(WHAT TO WORK ON): Set down the data below without change, skipping the pictures it holds.

(RAW DATA):

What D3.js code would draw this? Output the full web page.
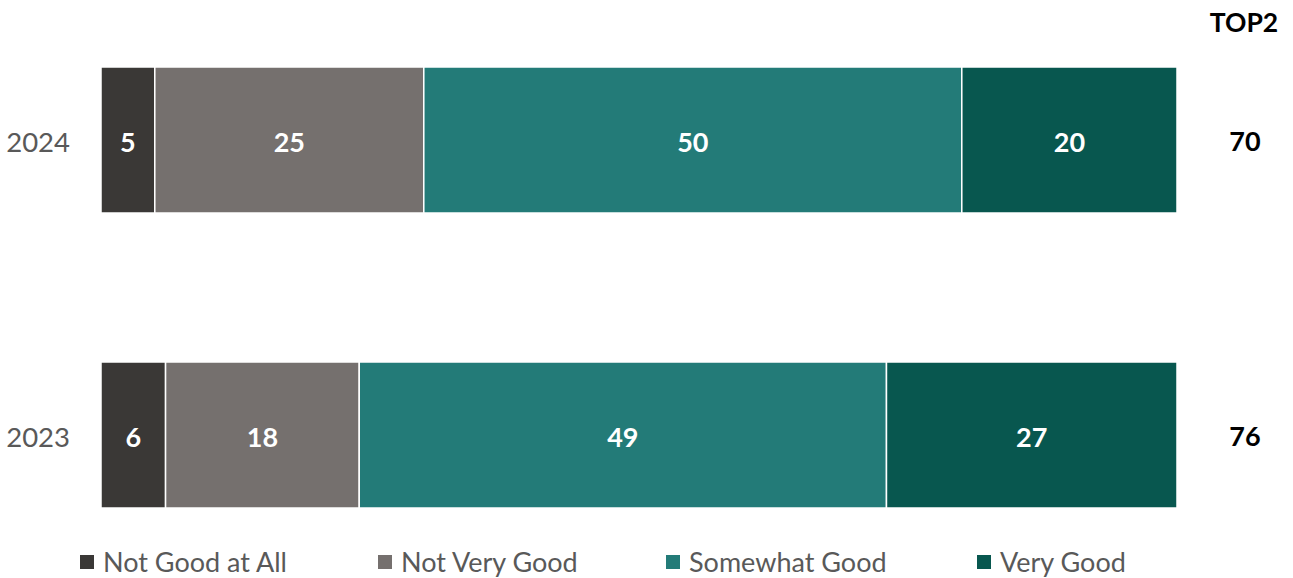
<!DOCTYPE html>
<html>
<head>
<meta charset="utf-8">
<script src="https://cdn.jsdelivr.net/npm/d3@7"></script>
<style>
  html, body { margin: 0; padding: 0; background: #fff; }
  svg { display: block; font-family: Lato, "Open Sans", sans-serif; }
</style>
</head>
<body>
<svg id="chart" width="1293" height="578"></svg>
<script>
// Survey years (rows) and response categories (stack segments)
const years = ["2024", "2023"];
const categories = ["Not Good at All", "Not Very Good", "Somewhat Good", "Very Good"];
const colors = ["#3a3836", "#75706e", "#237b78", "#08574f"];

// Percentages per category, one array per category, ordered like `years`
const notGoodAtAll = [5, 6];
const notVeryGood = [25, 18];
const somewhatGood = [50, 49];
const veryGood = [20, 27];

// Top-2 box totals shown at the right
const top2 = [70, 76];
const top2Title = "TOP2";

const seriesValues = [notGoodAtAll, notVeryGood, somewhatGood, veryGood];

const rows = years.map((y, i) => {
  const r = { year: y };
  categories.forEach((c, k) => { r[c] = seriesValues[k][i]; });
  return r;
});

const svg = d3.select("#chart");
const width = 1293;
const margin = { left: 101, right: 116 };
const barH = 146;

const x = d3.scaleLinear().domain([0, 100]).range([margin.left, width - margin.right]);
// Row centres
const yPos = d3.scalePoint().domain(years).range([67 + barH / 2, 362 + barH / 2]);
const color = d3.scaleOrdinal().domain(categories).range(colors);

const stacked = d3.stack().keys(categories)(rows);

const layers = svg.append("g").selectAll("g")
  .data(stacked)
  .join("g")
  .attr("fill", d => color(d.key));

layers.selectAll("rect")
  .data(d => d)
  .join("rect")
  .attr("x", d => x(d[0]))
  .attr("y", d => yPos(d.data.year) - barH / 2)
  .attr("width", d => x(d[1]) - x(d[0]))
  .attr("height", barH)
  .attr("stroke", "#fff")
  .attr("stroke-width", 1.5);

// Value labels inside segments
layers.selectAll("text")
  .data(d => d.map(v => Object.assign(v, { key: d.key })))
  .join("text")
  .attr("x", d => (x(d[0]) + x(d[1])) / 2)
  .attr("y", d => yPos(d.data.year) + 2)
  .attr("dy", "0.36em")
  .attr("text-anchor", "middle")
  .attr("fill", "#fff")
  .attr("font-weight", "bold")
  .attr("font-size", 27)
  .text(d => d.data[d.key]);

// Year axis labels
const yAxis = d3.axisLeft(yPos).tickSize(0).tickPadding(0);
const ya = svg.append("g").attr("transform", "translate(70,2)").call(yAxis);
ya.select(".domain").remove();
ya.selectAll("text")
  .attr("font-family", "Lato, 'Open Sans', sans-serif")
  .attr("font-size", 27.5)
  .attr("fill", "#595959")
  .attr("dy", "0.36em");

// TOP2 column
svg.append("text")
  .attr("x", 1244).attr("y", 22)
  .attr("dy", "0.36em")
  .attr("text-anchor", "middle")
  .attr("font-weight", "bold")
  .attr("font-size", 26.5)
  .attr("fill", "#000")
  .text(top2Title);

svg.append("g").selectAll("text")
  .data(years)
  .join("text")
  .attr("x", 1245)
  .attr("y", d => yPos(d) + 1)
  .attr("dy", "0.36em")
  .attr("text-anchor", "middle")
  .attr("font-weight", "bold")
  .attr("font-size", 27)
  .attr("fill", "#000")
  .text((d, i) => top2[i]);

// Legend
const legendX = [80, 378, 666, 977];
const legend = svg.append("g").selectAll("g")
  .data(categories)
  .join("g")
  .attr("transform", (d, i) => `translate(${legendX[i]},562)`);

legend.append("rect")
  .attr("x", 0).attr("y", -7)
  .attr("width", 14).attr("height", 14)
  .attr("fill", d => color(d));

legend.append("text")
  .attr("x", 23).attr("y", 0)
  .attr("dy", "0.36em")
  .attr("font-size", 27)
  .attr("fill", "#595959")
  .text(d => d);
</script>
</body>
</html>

(ANSWER FOR THE TASK):
What D3.js code would draw this? Output the full web page.
<!DOCTYPE html>
<html>
<head>
<meta charset="utf-8">
<script src="https://cdn.jsdelivr.net/npm/d3@7"></script>
<style>
  html, body { margin: 0; padding: 0; background: #fff; }
  svg { display: block; font-family: Lato, "Open Sans", sans-serif; }
</style>
</head>
<body>
<svg id="chart" width="1293" height="578"></svg>
<script>
// Survey years (rows) and response categories (stack segments)
const years = ["2024", "2023"];
const categories = ["Not Good at All", "Not Very Good", "Somewhat Good", "Very Good"];
const colors = ["#3a3836", "#75706e", "#237b78", "#08574f"];

// Percentages per category, one array per category, ordered like `years`
const notGoodAtAll = [5, 6];
const notVeryGood = [25, 18];
const somewhatGood = [50, 49];
const veryGood = [20, 27];

// Top-2 box totals shown at the right
const top2 = [70, 76];
const top2Title = "TOP2";

const seriesValues = [notGoodAtAll, notVeryGood, somewhatGood, veryGood];

const rows = years.map((y, i) => {
  const r = { year: y };
  categories.forEach((c, k) => { r[c] = seriesValues[k][i]; });
  return r;
});

const svg = d3.select("#chart");
const width = 1293;
const margin = { left: 101, right: 116 };
const barH = 146;

const x = d3.scaleLinear().domain([0, 100]).range([margin.left, width - margin.right]);
// Row centres
const yPos = d3.scalePoint().domain(years).range([67 + barH / 2, 362 + barH / 2]);
const color = d3.scaleOrdinal().domain(categories).range(colors);

const stacked = d3.stack().keys(categories)(rows);

const layers = svg.append("g").selectAll("g")
  .data(stacked)
  .join("g")
  .attr("fill", d => color(d.key));

layers.selectAll("rect")
  .data(d => d)
  .join("rect")
  .attr("x", d => x(d[0]))
  .attr("y", d => yPos(d.data.year) - barH / 2)
  .attr("width", d => x(d[1]) - x(d[0]))
  .attr("height", barH)
  .attr("stroke", "#fff")
  .attr("stroke-width", 1.5);

// Value labels inside segments
layers.selectAll("text")
  .data(d => d.map(v => Object.assign(v, { key: d.key })))
  .join("text")
  .attr("x", d => (x(d[0]) + x(d[1])) / 2)
  .attr("y", d => yPos(d.data.year) + 2)
  .attr("dy", "0.36em")
  .attr("text-anchor", "middle")
  .attr("fill", "#fff")
  .attr("font-weight", "bold")
  .attr("font-size", 27)
  .text(d => d.data[d.key]);

// Year axis labels
const yAxis = d3.axisLeft(yPos).tickSize(0).tickPadding(0);
const ya = svg.append("g").attr("transform", "translate(70,2)").call(yAxis);
ya.select(".domain").remove();
ya.selectAll("text")
  .attr("font-family", "Lato, 'Open Sans', sans-serif")
  .attr("font-size", 27.5)
  .attr("fill", "#595959")
  .attr("dy", "0.36em");

// TOP2 column
svg.append("text")
  .attr("x", 1244).attr("y", 22)
  .attr("dy", "0.36em")
  .attr("text-anchor", "middle")
  .attr("font-weight", "bold")
  .attr("font-size", 26.5)
  .attr("fill", "#000")
  .text(top2Title);

svg.append("g").selectAll("text")
  .data(years)
  .join("text")
  .attr("x", 1245)
  .attr("y", d => yPos(d) + 1)
  .attr("dy", "0.36em")
  .attr("text-anchor", "middle")
  .attr("font-weight", "bold")
  .attr("font-size", 27)
  .attr("fill", "#000")
  .text((d, i) => top2[i]);

// Legend
const legendX = [80, 378, 666, 977];
const legend = svg.append("g").selectAll("g")
  .data(categories)
  .join("g")
  .attr("transform", (d, i) => `translate(${legendX[i]},562)`);

legend.append("rect")
  .attr("x", 0).attr("y", -7)
  .attr("width", 14).attr("height", 14)
  .attr("fill", d => color(d));

legend.append("text")
  .attr("x", 23).attr("y", 0)
  .attr("dy", "0.36em")
  .attr("font-size", 27)
  .attr("fill", "#595959")
  .text(d => d);
</script>
</body>
</html>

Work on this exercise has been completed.